I called her Zaira, and she got into the carriage and returned with me to St. Petersburg in her coarse clothes, without a chemise of any kind. After I had dropped Zinowieff at his lodging I went home, and for four days I was engaged in collecting and arranging my slave’s toilet, not resting till I had dressed her modestly in the French style. In less than three months she had learnt enough Italian to tell me what she wanted and to understand me. She soon loved me, and afterwards she got jealous. But we shall hear more of her in the following chapter.
CHAPTER XX
Crevecoeur—Bomback—Journey to Moscow—My Adventures At St. Petersburg
The day on which I took Zaira I sent Lambert away, for I did not know what to do with him.
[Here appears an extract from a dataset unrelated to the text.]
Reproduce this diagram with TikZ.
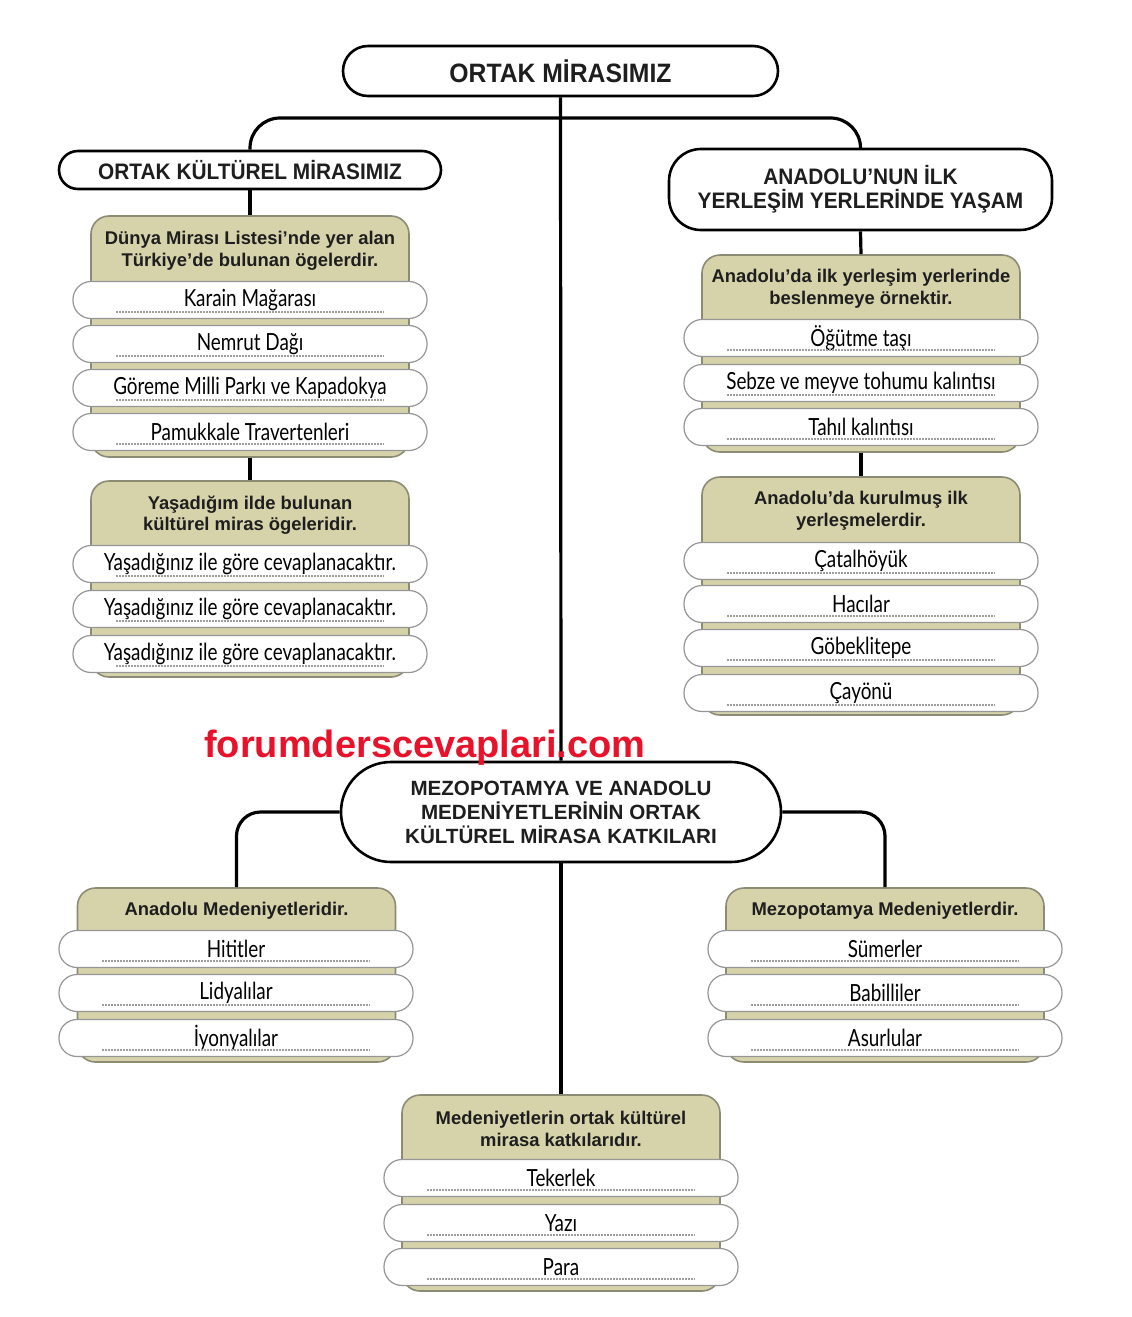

He got drunk every day, and when in his cups he was unbearable. Nobody would have anything to say to him except as a common soldier, and that is not an enviable position in Russia. I got him a passport for Berlin, and gave him enough money for the journey. I heard afterwards that he entered the Austrian service.
In May, Zaira had become so beautiful that when I went to Moscow I dared not leave her behind me, so I took her in place of a servant. It was delicious to me to hear her chattering in the Venetian dialect I had taught her. On a Saturday I would go with her to the bath where thirty of forty naked men and women were bathing together without the slightest constraint. This absence of shame must arise, I should imagine, from native innocence; but I wondered that none looked at Zaira, who seemed to me the original of the statue of Psyche I had seen at the Villa Borghese at Rome. She was only fourteen, so her breast was not yet developed, and she bore about her few traces of puberty. Her skin was as white as snow, and her ebony tresses covered the whole of her body, save in a few places where the dazzling whiteness of her skin shone through. Her eyebrows were perfectly shaped, and her eyes, though they might have been larger, could not have been more brilliant or more expressive. If it had not been for her furious jealousy and her blind confidence in fortune-telling by cards, which she consulted every day, Zaira would have been a paragon among women, and I should never have left her.
A young and distinguished-looking Frenchman came to St. Petersburg with a young Parisian named La Riviere, who was tolerably pretty but quite devoid of education, unless it were that education common to all the girls who sell their charms in Paris. This young man came to me with a letter from Prince Charles of Courland, who said that if I could do anything for the young couple he would be grateful to me. They arrived just as I was breakfasting with Zaira.
“You must tell me,” said I to the young Frenchman, “in what way I can be of use to you.”
“By admitting us to your company, and introducing us to your friends.”